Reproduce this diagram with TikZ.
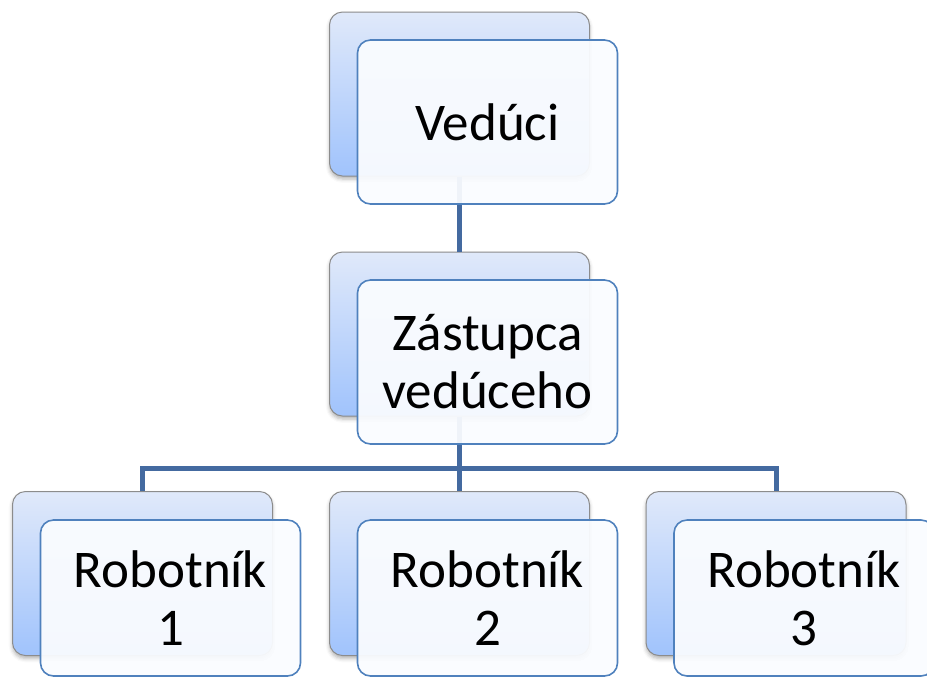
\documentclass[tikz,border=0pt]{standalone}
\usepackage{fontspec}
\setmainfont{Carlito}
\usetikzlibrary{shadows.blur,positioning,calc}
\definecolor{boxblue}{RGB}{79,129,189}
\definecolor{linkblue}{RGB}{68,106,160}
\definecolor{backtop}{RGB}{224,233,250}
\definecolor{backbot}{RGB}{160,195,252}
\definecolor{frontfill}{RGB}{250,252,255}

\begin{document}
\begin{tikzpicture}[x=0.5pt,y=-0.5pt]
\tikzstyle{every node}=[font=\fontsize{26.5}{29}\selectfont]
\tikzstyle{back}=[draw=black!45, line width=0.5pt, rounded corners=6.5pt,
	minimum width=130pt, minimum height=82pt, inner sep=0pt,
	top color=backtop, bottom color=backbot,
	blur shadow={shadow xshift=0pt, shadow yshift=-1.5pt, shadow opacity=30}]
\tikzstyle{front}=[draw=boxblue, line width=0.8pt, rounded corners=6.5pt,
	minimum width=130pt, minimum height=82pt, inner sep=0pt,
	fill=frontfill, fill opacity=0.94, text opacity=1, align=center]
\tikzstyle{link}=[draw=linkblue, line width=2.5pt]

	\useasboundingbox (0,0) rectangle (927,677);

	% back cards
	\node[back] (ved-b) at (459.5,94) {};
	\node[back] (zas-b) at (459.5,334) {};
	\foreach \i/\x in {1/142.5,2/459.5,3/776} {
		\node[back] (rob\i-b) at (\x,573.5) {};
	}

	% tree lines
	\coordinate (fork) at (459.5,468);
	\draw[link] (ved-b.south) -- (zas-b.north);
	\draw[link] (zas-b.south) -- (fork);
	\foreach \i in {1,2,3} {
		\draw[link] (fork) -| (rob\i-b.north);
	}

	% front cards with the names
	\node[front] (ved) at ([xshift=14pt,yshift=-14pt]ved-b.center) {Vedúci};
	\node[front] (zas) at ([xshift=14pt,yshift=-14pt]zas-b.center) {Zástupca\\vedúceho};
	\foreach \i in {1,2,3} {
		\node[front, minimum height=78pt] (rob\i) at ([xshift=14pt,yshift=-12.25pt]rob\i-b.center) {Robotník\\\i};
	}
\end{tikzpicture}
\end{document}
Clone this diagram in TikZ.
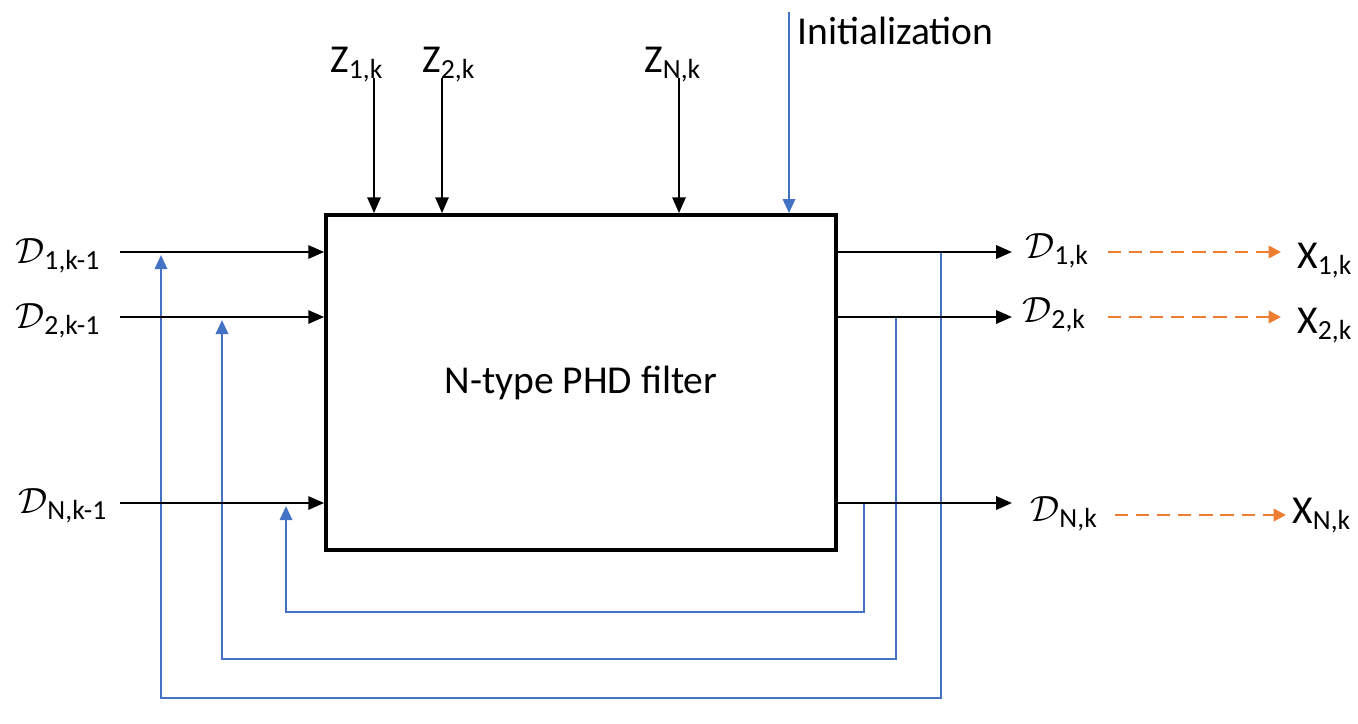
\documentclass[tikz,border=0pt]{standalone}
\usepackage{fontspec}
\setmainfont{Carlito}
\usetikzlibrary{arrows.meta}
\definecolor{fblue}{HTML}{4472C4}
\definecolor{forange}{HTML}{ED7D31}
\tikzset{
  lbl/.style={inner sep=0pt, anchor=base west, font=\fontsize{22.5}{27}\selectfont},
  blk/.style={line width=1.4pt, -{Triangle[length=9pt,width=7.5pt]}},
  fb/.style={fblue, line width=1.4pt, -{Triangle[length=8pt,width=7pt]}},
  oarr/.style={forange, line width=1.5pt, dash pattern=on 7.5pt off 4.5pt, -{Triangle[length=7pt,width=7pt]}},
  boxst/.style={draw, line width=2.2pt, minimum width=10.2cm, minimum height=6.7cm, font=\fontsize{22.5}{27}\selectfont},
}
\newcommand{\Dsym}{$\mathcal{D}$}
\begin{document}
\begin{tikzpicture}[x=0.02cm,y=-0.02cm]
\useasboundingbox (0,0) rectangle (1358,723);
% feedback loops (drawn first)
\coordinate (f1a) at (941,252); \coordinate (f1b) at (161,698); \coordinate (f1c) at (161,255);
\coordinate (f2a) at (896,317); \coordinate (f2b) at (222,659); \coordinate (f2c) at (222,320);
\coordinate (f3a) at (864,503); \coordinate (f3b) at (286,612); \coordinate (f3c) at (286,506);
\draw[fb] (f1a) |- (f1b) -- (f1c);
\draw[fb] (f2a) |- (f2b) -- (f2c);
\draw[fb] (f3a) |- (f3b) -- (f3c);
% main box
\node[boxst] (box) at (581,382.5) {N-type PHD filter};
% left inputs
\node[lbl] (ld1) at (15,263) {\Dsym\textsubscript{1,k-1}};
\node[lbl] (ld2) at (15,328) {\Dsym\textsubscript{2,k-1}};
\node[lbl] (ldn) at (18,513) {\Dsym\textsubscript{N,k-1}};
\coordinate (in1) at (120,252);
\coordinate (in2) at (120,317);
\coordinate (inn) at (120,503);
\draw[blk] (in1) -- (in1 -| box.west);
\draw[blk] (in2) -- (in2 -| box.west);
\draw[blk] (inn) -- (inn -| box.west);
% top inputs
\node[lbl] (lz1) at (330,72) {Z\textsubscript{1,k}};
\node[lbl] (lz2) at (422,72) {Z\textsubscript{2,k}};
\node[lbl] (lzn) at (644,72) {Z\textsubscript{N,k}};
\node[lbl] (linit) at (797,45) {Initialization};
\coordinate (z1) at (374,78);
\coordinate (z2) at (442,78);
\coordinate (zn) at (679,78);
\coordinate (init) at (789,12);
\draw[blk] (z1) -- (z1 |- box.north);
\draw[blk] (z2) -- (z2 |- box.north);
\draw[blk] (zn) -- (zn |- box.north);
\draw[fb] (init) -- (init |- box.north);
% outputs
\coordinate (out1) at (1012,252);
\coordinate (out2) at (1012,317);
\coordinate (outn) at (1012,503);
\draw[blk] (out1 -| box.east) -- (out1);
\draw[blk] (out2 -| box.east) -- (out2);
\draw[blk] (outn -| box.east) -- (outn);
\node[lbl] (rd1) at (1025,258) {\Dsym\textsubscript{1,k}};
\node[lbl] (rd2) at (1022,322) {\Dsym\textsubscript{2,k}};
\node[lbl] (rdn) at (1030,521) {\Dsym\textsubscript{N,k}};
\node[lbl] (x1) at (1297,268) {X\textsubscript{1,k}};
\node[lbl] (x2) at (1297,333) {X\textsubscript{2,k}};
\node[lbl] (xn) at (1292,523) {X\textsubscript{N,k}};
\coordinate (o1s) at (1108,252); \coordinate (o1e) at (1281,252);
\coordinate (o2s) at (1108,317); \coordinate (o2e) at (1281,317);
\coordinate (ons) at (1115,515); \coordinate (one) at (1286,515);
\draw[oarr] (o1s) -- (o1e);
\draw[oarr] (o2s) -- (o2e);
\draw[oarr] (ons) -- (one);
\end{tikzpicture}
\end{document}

☆ ☆ ☆ ☆ ☆ ☆ ☆

Task to complete: Copy whichever lines in the listing above contain the word "this".

The reply:
Reproduce this diagram with TikZ.
Clone this diagram in TikZ.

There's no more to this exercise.